Dennoch gibt es für die Verlage auch positive Nachrichten: Wie das US-amerikanischen Medienforschungsinstitut Pew Research Center in einer Umfrage ermittelte, genießen redaktionelle Inhalte nach wie vor die höchste Aufmerksamkeit. Gefragt wurde unter anderem, ob sich die Nutzer von Online-Medien an die Quelle erinnern konnten, wenn sie über einen externen Link zu dem Artikel gefunden hatten. Dabei zeigte sich, dass sich die Nutzer besser an die Quelle der Verlinkung erinnern konnten, wenn es sich um ein journalistisches Angebot handelte, als wenn der Link von ihren Kontakten in den sozialen Netzwerken geteilt wurde.

Eine weitere Studie kam zu dem Ergebnis, dass diejenigen Nutzer, die eine Nachrichten-Website direkt ansteuern, dort durchschnittlich drei Mal mehr Zeit verbringen und fünf bis sechs Mal mehr Artikel lesen, als ein Nutzer, der über Facebook oder Google auf die Seite gelangt ist. Das hat auch Konsequenzen für die Werbung, wie von der GfK erhobene Zahlen für das Jahr 2016 zeigen: In redaktionell gestalteten Umfeldern wird Werbung im Schnitt fast 50% länger betrachtet als auf Social Media-Plattformen.

Dieser Ergebnisse sind wenig überraschend: Jeder von uns wird tagtäglich von unzähligen Links via Facebook und Twitter „bombardiert“. Diese klickt man vielleicht sogar an, aber die Verweildauer auf der jeweiligen Seite beläuft sich dann oft nur auf wenige Sekunden. Wer hingegen bewusst ein redaktionelles Angebot wie das von SZ Online oder Spiegel Online aufruft, verbringt dort meist auch deutlich mehr Zeit.

Wert der Aufmerksamkeit steigt

Aus Marketing-Sicht haben diese Veränderungen direkte Auswirkungen auf den „Wert der Aufmerksamkeit“ und damit den Wert von Werbung. Wie aus dem Aufmerksamkeits-Index (AIX) der Beratungsgruppe Goldmedia hervorgeht, ist die Aufmerksamkeit für Medien in Deutschland in den vergangenen zehn Jahren deutlich teurer geworden. Auf Platz 1 liegt das Kino mit dem höchsten Indexwert der Aufmerksamkeit von 4,58 Euro pro Stunde. Logisch, denn im Kino blendet man noch am ehesten die Umwelt aus und konzentriert sich auf die Leinwand. Am schlechtesten schneidet in diesem Kontext das Radio mit 0,05 Euro pro Stunde ab. Im Internet ist die Aufmerksamkeit der Nutzer in den vergangenen Jahren dagegen am stärksten gewachsen und liegt inzwischen bei 0,10 Euro pro Stunde – und damit fast auf TV-Niveau.

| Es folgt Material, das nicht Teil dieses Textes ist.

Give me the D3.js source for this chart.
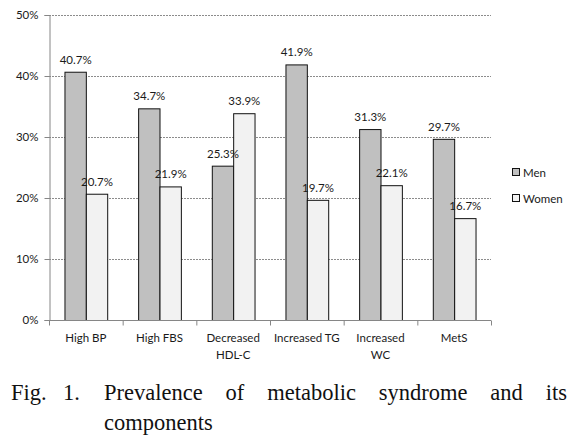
<!DOCTYPE html>
<html><head><meta charset="utf-8">
<script src="https://cdn.jsdelivr.net/npm/d3@7"></script>
<style>body{margin:0;background:#fff}svg{display:block}</style>
</head><body>
<script>
const categories = [["High BP"],["High FBS"],["Decreased","HDL-C"],["Increased TG"],["Increased","WC"],["MetS"]];
const men = [40.7, 34.7, 25.3, 41.9, 31.3, 29.7];
const women = [20.7, 21.9, 33.9, 19.7, 22.1, 16.7];
const seriesNames = ["Men", "Women"];
const yTicks = [0, 10, 20, 30, 40, 50];
const captionLine1 = ["Fig.", "1.", "Prevalence", "of", "metabolic", "syndrome", "and", "its"];
const captionLine2 = "components";

const W = 587, H = 439;
const m = {l:49, r:96, t:15, b:119};
const svg = d3.select("body").append("svg").attr("width", W).attr("height", H);
const font = "Lato, 'Open Sans', sans-serif";

const x = d3.scaleBand().domain(d3.range(categories.length)).range([m.l, W - m.r]).paddingInner(0.42).paddingOuter(0.21);
const y = d3.scaleLinear().domain([0, 50]).range([H - m.b, m.t]);
const xs = d3.scaleBand().domain([0,1]).range([0, x.bandwidth()]);
const colors = ["#c0c0c0", "#f2f2f2"];

// gridlines
svg.append("g").selectAll("line").data(yTicks.filter(d => d > 0)).join("line")
  .attr("x1", m.l).attr("x2", W - m.r).attr("y1", d => y(d) + 0.5).attr("y2", d => y(d) + 0.5)
  .attr("stroke", "#8c8c8c").attr("stroke-dasharray", "2,1").attr("stroke-width", 1);

// y axis
const yAxis = d3.axisLeft(y).tickValues(yTicks).tickFormat(d => d + "%").tickSize(5).tickPadding(6);
const gy = svg.append("g").attr("transform", `translate(${m.l + 0.5},0)`).call(yAxis);
gy.select(".domain").attr("stroke", "#868686");
gy.selectAll(".tick line").attr("stroke", "#868686");
gy.selectAll(".tick text").attr("font-family", font).attr("font-size", 11.5).attr("fill", "#1a1a1a");

// bars
const data = [men, women];
data.forEach((vals, si) => {
  svg.append("g").selectAll("rect").data(vals).join("rect")
    .attr("x", (d, i) => x(i) + xs(si) + 0.5)
    .attr("y", d => y(d) + 0.5)
    .attr("width", xs.bandwidth())
    .attr("height", d => y(0) - y(d))
    .attr("fill", colors[si]).attr("stroke", "#111").attr("stroke-width", 1);
});
data.forEach((vals, si) => {
  svg.append("g").selectAll("text").data(vals).join("text")
    .attr("x", (d, i) => x(i) + xs(si) + xs.bandwidth() / 2 + 0.5)
    .attr("y", d => y(d) - 8)
    .attr("text-anchor", "middle")
    .attr("font-family", font).attr("font-size", 11.5).attr("fill", "#1a1a1a")
    .text(d => d.toFixed(1) + "%");
});

// x axis
const base = y(0) + 0.5;
svg.append("line").attr("x1", m.l).attr("x2", W - m.r).attr("y1", base).attr("y2", base).attr("stroke", "#868686");
const step = (W - m.r - m.l) / categories.length;
svg.append("g").selectAll("line").data(d3.range(categories.length + 1)).join("line")
  .attr("x1", i => m.l + i * step + 0.5).attr("x2", i => m.l + i * step + 0.5)
  .attr("y1", base).attr("y2", base + 5).attr("stroke", "#868686");
const cl = svg.append("g").selectAll("text").data(categories).join("text")
  .attr("text-anchor", "middle").attr("font-family", font).attr("font-size", 11.5).attr("fill", "#1a1a1a")
  .attr("x", (d, i) => x(i) + x.bandwidth() / 2).attr("y", 342);
cl.selectAll("tspan").data(d => d).join("tspan")
  .attr("x", function() { return this.parentNode.getAttribute("x"); })
  .attr("dy", (d, i) => i === 0 ? 0 : 17).text(d => d);

// legend
const lg = svg.append("g");
seriesNames.forEach((n, i) => {
  lg.append("rect").attr("x", 512.5).attr("y", 168.5 + i * 26).attr("width", 7).attr("height", 7)
    .attr("fill", colors[i]).attr("stroke", "#111");
  lg.append("text").attr("x", 523).attr("y", 176.5 + i * 26).attr("font-family", font)
    .attr("font-size", 11.5).attr("fill", "#1a1a1a").text(n);
});

// caption (justified)
const capFont = "'Liberation Serif', 'Times New Roman', serif";
const capSize = 22.5;
const cap = svg.append("g").attr("font-family", capFont).attr("font-size", capSize).attr("fill", "#111");
cap.append("text").attr("x", 11).attr("y", 400).text(captionLine1[0]);
cap.append("text").attr("x", 63).attr("y", 400).text(captionLine1[1]);
const words = captionLine1.slice(2);
const tnodes = words.map(w => cap.append("text").attr("y", 400).text(w));
const widths = tnodes.map(t => t.node().getComputedTextLength());
const left = 104, right = 567;
const gap = (right - left - d3.sum(widths)) / (words.length - 1);
let cx = left;
tnodes.forEach((t, i) => { t.attr("x", cx); cx += widths[i] + gap; });
cap.append("text").attr("x", 104).attr("y", 430).text(captionLine2);
</script>
</body></html>
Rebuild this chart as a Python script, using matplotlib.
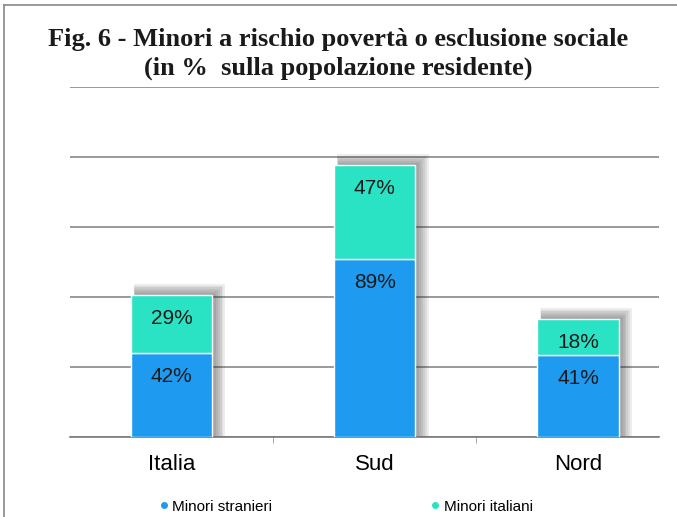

Zum Vergleich: Eine Stunde Mediennutzung „kostete“ in Deutschland 2005 durchschnittlich 16 Cent, 2015 sind es bereits 20 Cent.

Von Paywalls und Podcasts

Parallel zu all diesen Entwicklungen kommen neue Formate auf, die insbesondere in der Zielgruppe U50 immer beliebter werden: zum Beispiel Podcasts. Bei der Podcast-Studie „Spot on Podcast“ gaben 15 Prozent der Deutschen an, wöchentlich Podcasts zu hören. Interessanterweise sind es nicht die 14- bis 29-Jährigen, sondern die 30 bis 49-Jährigen, bei den Podcasts hoch im Kurs stehen. 29 Prozent sind sogar 50 Jahre und älter. Wenig überraschend nutzen 73 Prozent ihr Smartphone um Podcasts zu hören, während 61 Prozent zum Notebook greifen.

Werfen wir zum Abschluss noch einen Blick auf die Zahlungsbereitschaft der Nutzer: Eine aktuelle Studie des Allensbacher Instituts für Demoskopie kam zu dem Ergebnis, dass einem Drittel der Bevölkerung durchaus bewusst ist, dass Verlagen Geld entgeht, wenn Informationen kostenlos im Internet gelesen werden können. Gleichzeitig findet mehr als die Hälfte, dass guter Journalismus von den Nutzern finanziert werden sollte. Das Problem an der Sache: Zwei Drittel der Nutzer, die sich im Internet über Politik informieren, sind grundsätzlich nicht bereit für Inhalte zu zahlen.